The importance of caching - derlin/bda-lsa-project GitHub Wiki

About caching

There are two ways to cache a spark collection (RDD, dataset, dataframe): cache and persist.

The difference between cache and persist operations is purely syntactic. cache is a synonym of persist or persist(MEMORY_ONLY), i.e. cache is merely persist with the default storage level MEMORY_ONLY

Just because you can cache a RDD in memory doesn’t mean you should blindly do so. Depending on how many times the dataset is accessed and the amount of work involved in doing so, recomputation can be faster than the price paid by the increased memory pressure.

In a nutshell, caching is useful when the lineage (the DAG) is not linear. From this stackoverflow answer:

Only when an action is called upon an RDD, .count, the RDD chain, called lineage will be executed. That is, the data, broken down in partitions, will be loaded by the Spark cluster's executors, the transformations will be applied and the result will be calculated.
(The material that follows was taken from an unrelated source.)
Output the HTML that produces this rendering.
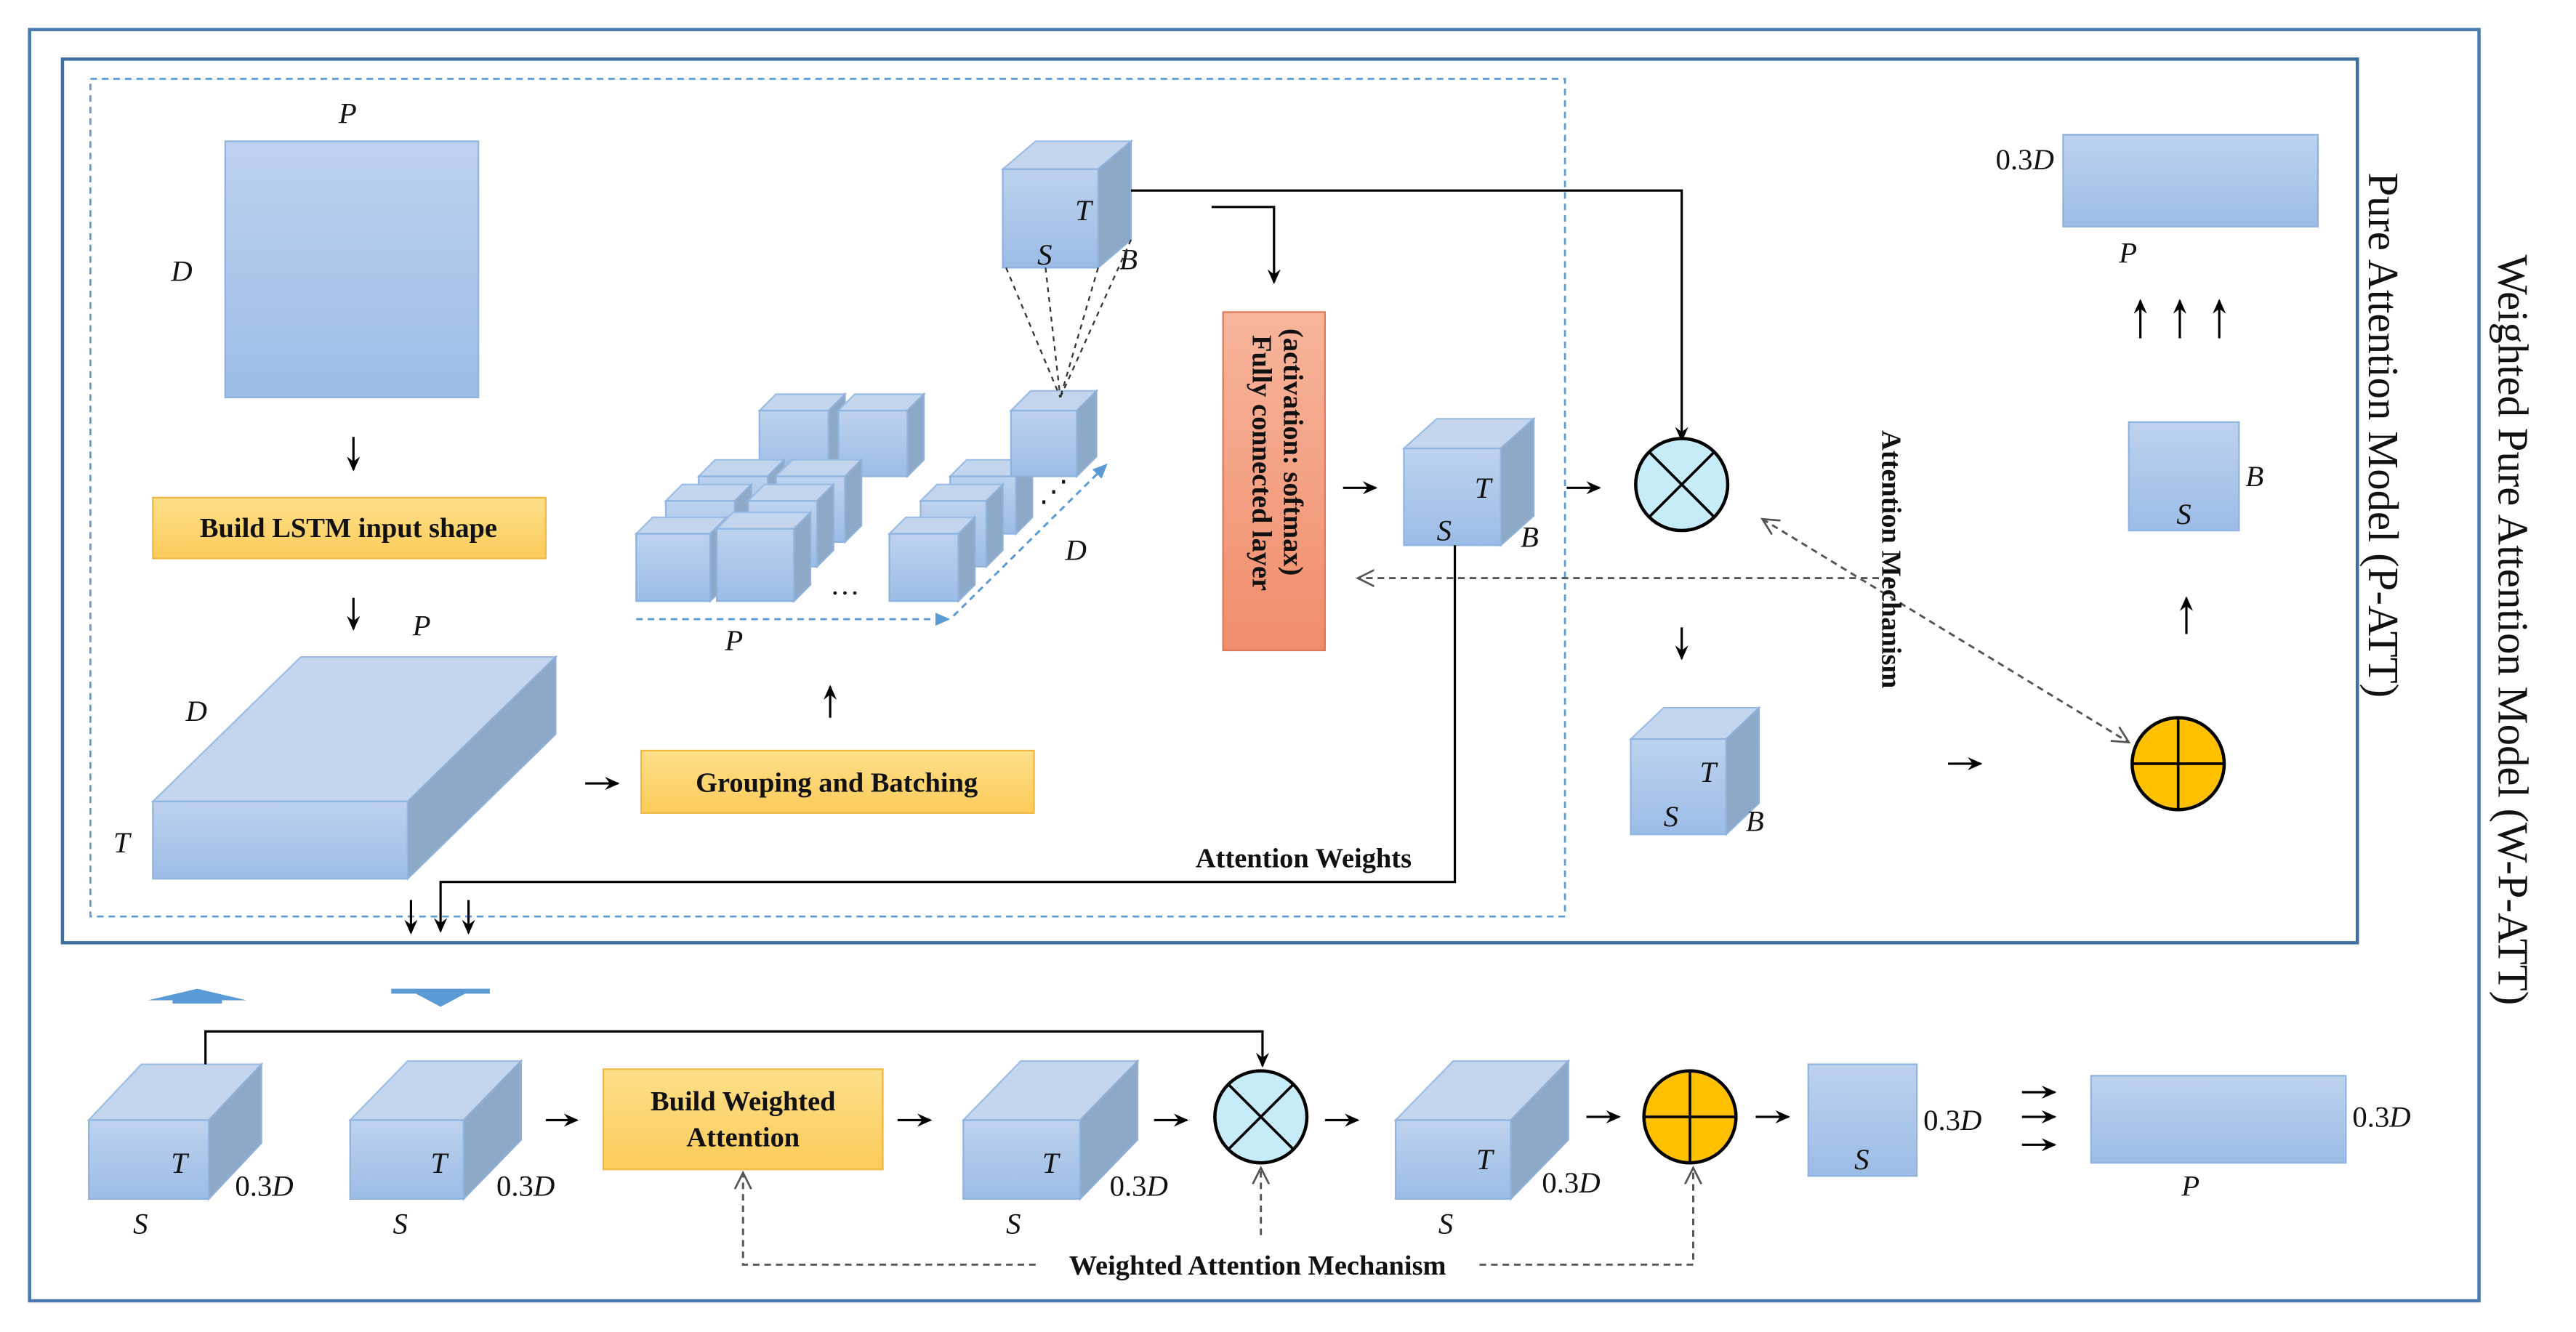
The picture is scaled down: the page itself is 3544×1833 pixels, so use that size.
<!DOCTYPE html>
<html><head><meta charset="utf-8"><style>
html,body{margin:0;padding:0;background:#fff;}
svg{display:block;}
.l{font-family:"Liberation Serif",serif;font-style:italic;font-size:18px;fill:#111;}
.b{font-family:"Liberation Serif",serif;font-weight:bold;font-size:17px;fill:#111;}
.t{font-family:"Liberation Serif",serif;font-size:26px;fill:#111;}
.fr{fill:url(#gf);stroke:#8fb4e0;stroke-width:1;}
.tp{fill:#c3d6ee;stroke:#9cbde6;stroke-width:1;}
.sd{fill:#8ea8c8;stroke:#8fb0d8;stroke-width:1;}
.ar{stroke:#000;stroke-width:1.4;fill:none;marker-end:url(#ah);}
.da{stroke:#555;stroke-width:1.3;fill:none;stroke-dasharray:4,3;}
</style></head><body>
<svg width="3544" height="1833" viewBox="0 0 1567 811" preserveAspectRatio="none" xmlns="http://www.w3.org/2000/svg">
<defs>
<linearGradient id="gf" x1="0" y1="0" x2="0" y2="1"><stop offset="0" stop-color="#bdd2ee"/><stop offset="1" stop-color="#9cbce6"/></linearGradient>
<linearGradient id="go" x1="0" y1="0" x2="0" y2="1"><stop offset="0" stop-color="#fddf8a"/><stop offset="1" stop-color="#fccb5a"/></linearGradient>
<linearGradient id="gs" x1="0" y1="0" x2="0" y2="1"><stop offset="0" stop-color="#f7b59c"/><stop offset="1" stop-color="#f08d6c"/></linearGradient>
<marker id="ah" markerWidth="10" markerHeight="10" refX="8" refY="5" orient="auto" markerUnits="userSpaceOnUse"><path d="M0,1 L9,5 L0,9 L3,5 Z" fill="#000"/></marker>
<marker id="oh" markerWidth="12" markerHeight="12" refX="10" refY="6" orient="auto" markerUnits="userSpaceOnUse"><path d="M0,1 L10,6 L0,11" fill="none" stroke="#555" stroke-width="1.2"/></marker>
<marker id="os" markerWidth="12" markerHeight="12" refX="2" refY="6" orient="auto" markerUnits="userSpaceOnUse"><path d="M12,1 L2,6 L12,11" fill="none" stroke="#555" stroke-width="1.2"/></marker>
<marker id="bh" markerWidth="10" markerHeight="10" refX="8" refY="5" orient="auto" markerUnits="userSpaceOnUse"><path d="M0,1 L9,5 L0,9 Z" fill="#5b9bd5"/></marker>
</defs>

<rect x="18" y="18" width="1490" height="774" fill="none" stroke="#4a7bb0" stroke-width="2"/>
<rect x="38" y="36" width="1396" height="538" fill="none" stroke="#3f6f9f" stroke-width="2"/>
<rect x="55" y="48" width="897" height="510" fill="none" stroke="#5b9bd5" stroke-width="1.2" stroke-dasharray="4,3"/>

<text class="t" transform="translate(1441,105) rotate(90)">Pure Attention Model (P-ATT)</text>
<text class="t" transform="translate(1520,155) rotate(90)">Weighted Pure Attention Model (W-P-ATT)</text>

<rect x="137" y="86" width="154" height="156" class="fr"/>
<text class="l" x="206" y="75">P</text><text class="l" x="104" y="171">D</text>
<line x1="215" y1="266" x2="215" y2="286" class="ar"/>
<rect x="93" y="303" width="239" height="37" fill="url(#go)" stroke="#f0b840"/>
<text class="b" x="212" y="327" text-anchor="middle">Build LSTM input shape</text>
<line x1="215" y1="364" x2="215" y2="383" class="ar"/>
<polygon class="tp" points="93,488 183,400 338,400 248,488"/>
<polygon class="sd" points="248,488 338,400 338,447 248,535"/>
<rect x="93" y="488" width="155" height="47" class="fr"/>
<text class="l" x="251" y="387">P</text><text class="l" x="113" y="439">D</text><text class="l" x="69" y="519">T</text>
<line x1="356" y1="477" x2="376" y2="477" class="ar"/>
<rect x="390" y="457" width="239" height="38" fill="url(#go)" stroke="#f0b840"/>
<text class="b" x="509" y="482" text-anchor="middle">Grouping and Batching</text>
<line x1="505" y1="437" x2="505" y2="418" class="ar"/>

<g>
<polygon class="tp" points="462,250 472,240 514,240 504,250"/><polygon class="sd" points="504,250 514,240 514,280 504,290"/><rect class="fr" x="462" y="250" width="42" height="40"/>
<polygon class="tp" points="510,250 520,240 562,240 552,250"/><polygon class="sd" points="552,250 562,240 562,280 552,290"/><rect class="fr" x="510" y="250" width="42" height="40"/>
<polygon class="tp" points="425,290 435,280 477,280 467,290"/><polygon class="sd" points="467,290 477,280 477,315 467,325"/><rect class="fr" x="425" y="290" width="42" height="35"/>
<polygon class="tp" points="472,290 482,280 524,280 514,290"/><polygon class="sd" points="514,290 524,280 524,320 514,330"/><rect class="fr" x="472" y="290" width="42" height="40"/>
<polygon class="tp" points="405,305 415,295 457,295 447,305"/><polygon class="sd" points="447,305 457,295 457,330 447,340"/><rect class="fr" x="405" y="305" width="42" height="35"/>
<polygon class="tp" points="455,305 465,295 507,295 497,305"/><polygon class="sd" points="497,305 507,295 507,335 497,345"/><rect class="fr" x="455" y="305" width="42" height="40"/>
<polygon class="tp" points="387,325 397,315 442,315 432,325"/><polygon class="sd" points="432,325 442,315 442,356 432,366"/><rect class="fr" x="387" y="325" width="45" height="41"/>
<polygon class="tp" points="436,322 446,312 493,312 483,322"/><polygon class="sd" points="483,322 493,312 493,356 483,366"/><rect class="fr" x="436" y="322" width="47" height="44"/>
<polygon class="tp" points="578,290 588,280 628,280 618,290"/><polygon class="sd" points="618,290 628,280 628,315 618,325"/><rect class="fr" x="578" y="290" width="40" height="35"/>
<polygon class="tp" points="560,305 570,295 610,295 600,305"/><polygon class="sd" points="600,305 610,295 610,335 600,345"/><rect class="fr" x="560" y="305" width="40" height="40"/>
<polygon class="tp" points="541,325 551,315 593,315 583,325"/><polygon class="sd" points="583,325 593,315 593,356 583,366"/><rect class="fr" x="541" y="325" width="42" height="41"/>
<polygon class="tp" points="615,250 627,238 667,238 655,250"/><polygon class="sd" points="655,250 667,238 667,278 655,290"/><rect class="fr" x="615" y="250" width="40" height="40"/>
</g>
<text class="l" x="505" y="362" style="font-style:normal">…</text>
<text class="l" x="632" y="305" style="font-style:normal">⋰</text>
<line x1="387" y1="377" x2="577" y2="377" stroke="#5b9bd5" stroke-width="1.3" stroke-dasharray="4,3" marker-end="url(#bh)"/>
<line x1="580" y1="375" x2="673" y2="283" stroke="#5b9bd5" stroke-width="1.3" stroke-dasharray="4,3" marker-end="url(#bh)"/>
<text class="l" x="441" y="396">P</text><text class="l" x="648" y="341">D</text>

<polygon class="tp" points="610,103 630,86 688,86 668,103"/><polygon class="sd" points="668,103 688,86 688,146 668,163"/><rect class="fr" x="610" y="103" width="58" height="60"/>
<text class="l" x="654" y="134">T</text><text class="l" x="631" y="161">S</text><text class="l" x="681" y="164">B</text>
<g stroke="#333" stroke-width="1" stroke-dasharray="3,3"><line x1="612" y1="163" x2="645" y2="242"/><line x1="636" y1="163" x2="645" y2="242"/><line x1="668" y1="163" x2="645" y2="242"/><line x1="688" y1="146" x2="645" y2="242"/></g>

<polyline points="688,116 1023,116 1023,268" class="ar"/>
<polyline points="737,126 775,126 775,172" class="ar"/>
<rect x="744" y="190" width="62" height="206" fill="url(#gs)" stroke="#e0785a"/>
<text class="b" transform="translate(781,200) rotate(90)">(activation: softmax)</text>
<text class="b" transform="translate(762,204) rotate(90)">Fully connected layer</text>
<line x1="817" y1="297" x2="837" y2="297" class="ar"/>
<polygon class="tp" points="854,273 874,255 933,255 913,273"/><polygon class="sd" points="913,273 933,255 933,314 913,332"/><rect class="fr" x="854" y="273" width="59" height="59"/>
<text class="l" x="897" y="303">T</text><text class="l" x="874" y="329">S</text><text class="l" x="925" y="333">B</text>
<line x1="953" y1="297" x2="973" y2="297" class="ar"/>
<g><ellipse cx="1023" cy="295" rx="28" ry="28" fill="#c5ecf8" stroke="#000" stroke-width="2"/><line x1="1003" y1="275" x2="1043" y2="315" stroke="#000" stroke-width="1.6"/><line x1="1043" y1="275" x2="1003" y2="315" stroke="#000" stroke-width="1.6"/></g>
<polyline points="885,332 885,537 268,537 268,567" class="ar"/>
<line x1="250" y1="548" x2="250" y2="568" class="ar"/><line x1="285" y1="548" x2="285" y2="568" class="ar"/>
<text class="b" x="793" y="528" text-anchor="middle">Attention Weights</text>
<line x1="1150" y1="352" x2="826" y2="352" class="da" marker-end="url(#oh)"/>
<line x1="1072" y1="316" x2="1295" y2="452" class="da" marker-end="url(#oh)" marker-start="url(#os)"/>
<text class="b" transform="translate(1145,262) rotate(90)">Attention Mechanism</text>
<line x1="1023" y1="382" x2="1023" y2="401" class="ar"/>
<polygon class="tp" points="992,450 1012,431 1070,431 1050,450"/><polygon class="sd" points="1050,450 1070,431 1070,489 1050,508"/><rect class="fr" x="992" y="450" width="58" height="58"/>
<text class="l" x="1034" y="476">T</text><text class="l" x="1012" y="503">S</text><text class="l" x="1062" y="506">B</text>
<line x1="1185" y1="465" x2="1205" y2="465" class="ar"/>
<g><ellipse cx="1325" cy="465" rx="28" ry="28" fill="#ffc000" stroke="#000" stroke-width="2"/><line x1="1297" y1="465" x2="1353" y2="465" stroke="#000" stroke-width="1.6"/><line x1="1325" y1="437" x2="1325" y2="493" stroke="#000" stroke-width="1.6"/></g>
<line x1="1330" y1="386" x2="1330" y2="364" class="ar"/>
<rect class="fr" x="1295" y="257" width="67" height="66"/>
<text class="l" x="1366" y="296">B</text><text class="l" x="1324" y="319">S</text>
<line x1="1302" y1="206" x2="1302" y2="183" class="ar"/><line x1="1326" y1="206" x2="1326" y2="183" class="ar"/><line x1="1350" y1="206" x2="1350" y2="183" class="ar"/>
<rect class="fr" x="1255" y="82" width="155" height="56"/>
<text class="l" x="1214" y="103" style="font-style:normal">0.3<tspan font-style="italic">D</tspan></text>
<text class="l" x="1289" y="160">P</text>

<polygon points="90,609 120,602 150,609 135,609 135,611 105,611 105,609" fill="#5b9bd5"/>
<polygon points="238,602 298,602 298,605 283,605 268,613 253,605 238,605" fill="#5b9bd5"/>

<polygon class="tp" points="54,682 86,648 159,648 127,682"/><polygon class="sd" points="127,682 159,648 159,696 127,730"/><rect class="fr" x="54" y="682" width="73" height="48"/>
<text class="l" x="104" y="714">T</text><text class="l" x="143" y="728" style="font-style:normal">0.3<tspan font-style="italic">D</tspan></text><text class="l" x="81" y="751">S</text>
<polyline points="125,648 125,628 768,628 768,649" class="ar"/>

<polygon class="tp" points="213,682 248,646 317,646 282,682"/><polygon class="sd" points="282,682 317,646 317,694 282,730"/><rect class="fr" x="213" y="682" width="69" height="48"/>
<text class="l" x="262" y="714">T</text><text class="l" x="302" y="728" style="font-style:normal">0.3<tspan font-style="italic">D</tspan></text><text class="l" x="239" y="751">S</text>
<line x1="332" y1="682" x2="351" y2="682" class="ar"/>
<rect x="367" y="651" width="170" height="61" fill="url(#go)" stroke="#f0b840"/>
<text class="b" x="452" y="676" text-anchor="middle">Build Weighted</text><text class="b" x="452" y="698" text-anchor="middle">Attention</text>
<line x1="546" y1="682" x2="566" y2="682" class="ar"/>
<polygon class="tp" points="586,682 621,646 692,646 657,682"/><polygon class="sd" points="657,682 692,646 692,694 657,730"/><rect class="fr" x="586" y="682" width="71" height="48"/>
<text class="l" x="634" y="714">T</text><text class="l" x="675" y="728" style="font-style:normal">0.3<tspan font-style="italic">D</tspan></text><text class="l" x="612" y="751">S</text>
<line x1="702" y1="682" x2="722" y2="682" class="ar"/>
<g><ellipse cx="767" cy="680" rx="28" ry="28" fill="#c5ecf8" stroke="#000" stroke-width="2"/><line x1="747" y1="660" x2="787" y2="700" stroke="#000" stroke-width="1.6"/><line x1="787" y1="660" x2="747" y2="700" stroke="#000" stroke-width="1.6"/></g>
<line x1="806" y1="682" x2="826" y2="682" class="ar"/>
<polygon class="tp" points="849,682 884,646 954,646 919,682"/><polygon class="sd" points="919,682 954,646 954,694 919,730"/><rect class="fr" x="849" y="682" width="70" height="48"/>
<text class="l" x="898" y="712">T</text><text class="l" x="938" y="726" style="font-style:normal">0.3<tspan font-style="italic">D</tspan></text><text class="l" x="875" y="751">S</text>
<line x1="965" y1="680" x2="985" y2="680" class="ar"/>
<g><ellipse cx="1028" cy="680" rx="28" ry="28" fill="#ffc000" stroke="#000" stroke-width="2"/><line x1="1000" y1="680" x2="1056" y2="680" stroke="#000" stroke-width="1.6"/><line x1="1028" y1="652" x2="1028" y2="708" stroke="#000" stroke-width="1.6"/></g>
<line x1="1068" y1="680" x2="1088" y2="680" class="ar"/>
<rect class="fr" x="1100" y="648" width="66" height="68"/>
<text class="l" x="1128" y="712">S</text><text class="l" x="1170" y="688" style="font-style:normal">0.3<tspan font-style="italic">D</tspan></text>
<line x1="1230" y1="665" x2="1250" y2="665" class="ar"/><line x1="1230" y1="680" x2="1250" y2="680" class="ar"/><line x1="1230" y1="697" x2="1250" y2="697" class="ar"/>
<rect class="fr" x="1272" y="655" width="155" height="53"/>
<text class="l" x="1431" y="686" style="font-style:normal">0.3<tspan font-style="italic">D</tspan></text><text class="l" x="1327" y="728">P</text>

<polyline points="630,770 452,770 452,714" class="da" marker-end="url(#oh)"/>
<text class="b" x="765" y="776" text-anchor="middle">Weighted Attention Mechanism</text>
<polyline points="900,770 1030,770 1030,711" class="da" marker-end="url(#oh)"/>
<line x1="767" y1="752" x2="767" y2="711" class="da" marker-end="url(#oh)"/>
</svg>
</body></html>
On a linear lineage cache() is not needed. It is only useful when the lineage of the RDD branches out. Here is a branching example:

val wordsRDD = textFile.flatMap(line => line.split("\\W"))
val positiveWordsCount = wordsRDD.filter(word => isPositive(word)).count()
val negativeWordsCount = wordsRDD.filter(word => isNegative(word)).count()

Here, each filter issues a reload of the data. Adding an explicit cache statement will ensure that processing done previously (in this case the flatMap) is preserved and reused.

In summary, cache is said to 'break the lineage' as it creates a checkpoint that can be reused for further processing ==> Rule of thumb: Use cache when the lineage of your RDD branches out or when an RDD is used multiple times like in a loop.

Live example of the caching utility

To preprocess the whole wikipedia dump, we used the DAPLAB. In one of our first attempts, we didn't really cared about caching and got the following:

preprocessing without caching

CountVectorizer and IDF work on the same RDD, filtered, which contains term vectors for each document. The problem is, we created the RDD using a long list of transformations and forgot to call filtered.cache. The result: the whole transformations are computed three times, taking each more than 4 hours.

Adding the simple line filtered.cache(), we get:

preprocessing with caching

As you can see, the first time it still takes some time, but after that the two remaining stages take minutes to finish. Viva el caching !! Note: the other differences come from other changes in the code, they are not significant for this example.